:: What the exercise asks ::
Repeat everything from the first line of the listing below through the line that contains "plt.rcParams['font.family'] = ['Lato', 'DejaVu", exactly. Leave out pictures.

>> begin Collected material

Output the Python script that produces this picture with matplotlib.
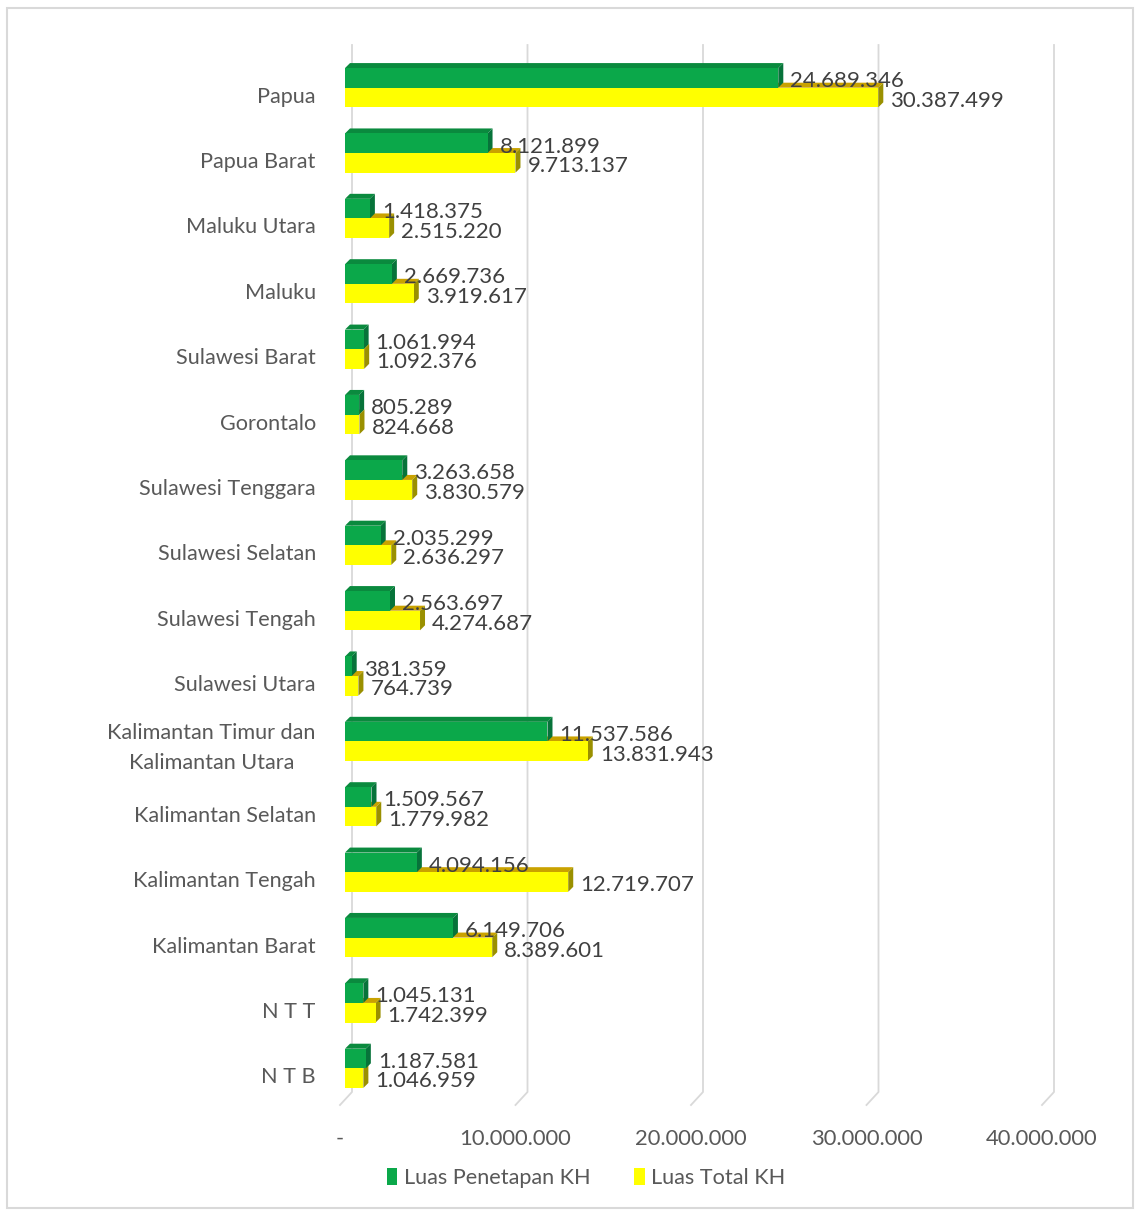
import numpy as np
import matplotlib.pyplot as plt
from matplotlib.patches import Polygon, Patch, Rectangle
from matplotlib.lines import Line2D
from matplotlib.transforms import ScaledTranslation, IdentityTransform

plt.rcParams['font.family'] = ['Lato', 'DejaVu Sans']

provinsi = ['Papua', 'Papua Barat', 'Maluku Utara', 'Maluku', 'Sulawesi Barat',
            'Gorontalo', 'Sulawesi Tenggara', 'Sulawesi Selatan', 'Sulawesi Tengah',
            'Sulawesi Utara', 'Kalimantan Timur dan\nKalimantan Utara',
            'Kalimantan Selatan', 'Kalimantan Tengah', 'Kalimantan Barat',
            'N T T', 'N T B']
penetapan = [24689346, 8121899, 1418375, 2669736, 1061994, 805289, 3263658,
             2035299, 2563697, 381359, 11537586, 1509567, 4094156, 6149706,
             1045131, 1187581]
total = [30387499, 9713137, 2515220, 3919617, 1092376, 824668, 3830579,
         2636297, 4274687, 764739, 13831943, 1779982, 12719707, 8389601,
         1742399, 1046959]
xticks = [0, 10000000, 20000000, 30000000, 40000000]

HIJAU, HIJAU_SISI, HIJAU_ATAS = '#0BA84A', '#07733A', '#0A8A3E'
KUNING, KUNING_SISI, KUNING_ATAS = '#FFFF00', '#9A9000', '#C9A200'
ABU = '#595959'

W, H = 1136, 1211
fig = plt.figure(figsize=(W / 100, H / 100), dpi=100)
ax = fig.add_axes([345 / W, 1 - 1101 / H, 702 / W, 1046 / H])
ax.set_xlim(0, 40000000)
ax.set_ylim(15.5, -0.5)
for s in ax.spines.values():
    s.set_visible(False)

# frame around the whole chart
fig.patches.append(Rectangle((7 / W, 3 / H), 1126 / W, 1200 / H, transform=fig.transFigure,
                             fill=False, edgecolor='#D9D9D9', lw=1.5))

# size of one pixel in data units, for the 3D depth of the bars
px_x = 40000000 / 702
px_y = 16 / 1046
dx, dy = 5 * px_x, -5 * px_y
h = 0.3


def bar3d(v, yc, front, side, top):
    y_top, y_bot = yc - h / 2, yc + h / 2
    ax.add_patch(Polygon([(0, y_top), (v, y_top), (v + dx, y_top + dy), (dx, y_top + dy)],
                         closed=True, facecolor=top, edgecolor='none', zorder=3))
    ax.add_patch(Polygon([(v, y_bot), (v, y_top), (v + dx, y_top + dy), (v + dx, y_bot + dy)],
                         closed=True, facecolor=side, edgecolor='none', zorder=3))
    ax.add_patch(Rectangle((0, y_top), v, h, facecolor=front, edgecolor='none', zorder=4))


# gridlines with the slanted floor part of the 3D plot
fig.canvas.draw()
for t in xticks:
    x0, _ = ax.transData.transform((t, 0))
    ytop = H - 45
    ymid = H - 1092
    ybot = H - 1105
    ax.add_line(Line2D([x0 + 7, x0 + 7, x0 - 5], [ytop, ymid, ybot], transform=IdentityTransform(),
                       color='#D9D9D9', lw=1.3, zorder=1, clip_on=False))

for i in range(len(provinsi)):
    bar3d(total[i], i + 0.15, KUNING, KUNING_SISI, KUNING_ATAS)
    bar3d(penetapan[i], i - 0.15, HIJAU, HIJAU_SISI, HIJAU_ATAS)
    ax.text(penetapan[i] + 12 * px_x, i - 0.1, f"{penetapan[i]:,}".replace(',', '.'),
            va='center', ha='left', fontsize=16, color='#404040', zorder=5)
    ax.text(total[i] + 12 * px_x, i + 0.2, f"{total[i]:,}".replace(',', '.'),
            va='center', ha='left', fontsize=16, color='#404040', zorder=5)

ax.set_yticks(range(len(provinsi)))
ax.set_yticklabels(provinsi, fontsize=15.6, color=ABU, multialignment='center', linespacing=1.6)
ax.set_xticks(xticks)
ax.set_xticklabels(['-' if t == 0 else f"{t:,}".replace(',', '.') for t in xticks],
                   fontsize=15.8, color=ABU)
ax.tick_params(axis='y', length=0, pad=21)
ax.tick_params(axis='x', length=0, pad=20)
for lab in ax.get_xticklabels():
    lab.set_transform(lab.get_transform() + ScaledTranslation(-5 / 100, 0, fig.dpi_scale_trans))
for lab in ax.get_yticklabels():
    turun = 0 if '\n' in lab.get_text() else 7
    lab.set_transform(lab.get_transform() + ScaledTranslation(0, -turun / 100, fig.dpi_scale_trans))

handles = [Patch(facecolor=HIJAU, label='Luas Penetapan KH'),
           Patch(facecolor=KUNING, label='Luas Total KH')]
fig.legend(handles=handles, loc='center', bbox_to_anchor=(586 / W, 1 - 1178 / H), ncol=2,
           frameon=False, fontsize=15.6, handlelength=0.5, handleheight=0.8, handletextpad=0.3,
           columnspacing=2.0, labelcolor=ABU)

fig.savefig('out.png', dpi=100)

>> end Collected material

:: Solution to the exercise ::
Output the Python script that produces this picture with matplotlib.
import numpy as np
import matplotlib.pyplot as plt
from matplotlib.patches import Polygon, Patch, Rectangle
from matplotlib.lines import Line2D
from matplotlib.transforms import ScaledTranslation, IdentityTransform

plt.rcParams['font.family'] = ['Lato', 'DejaVu Sans']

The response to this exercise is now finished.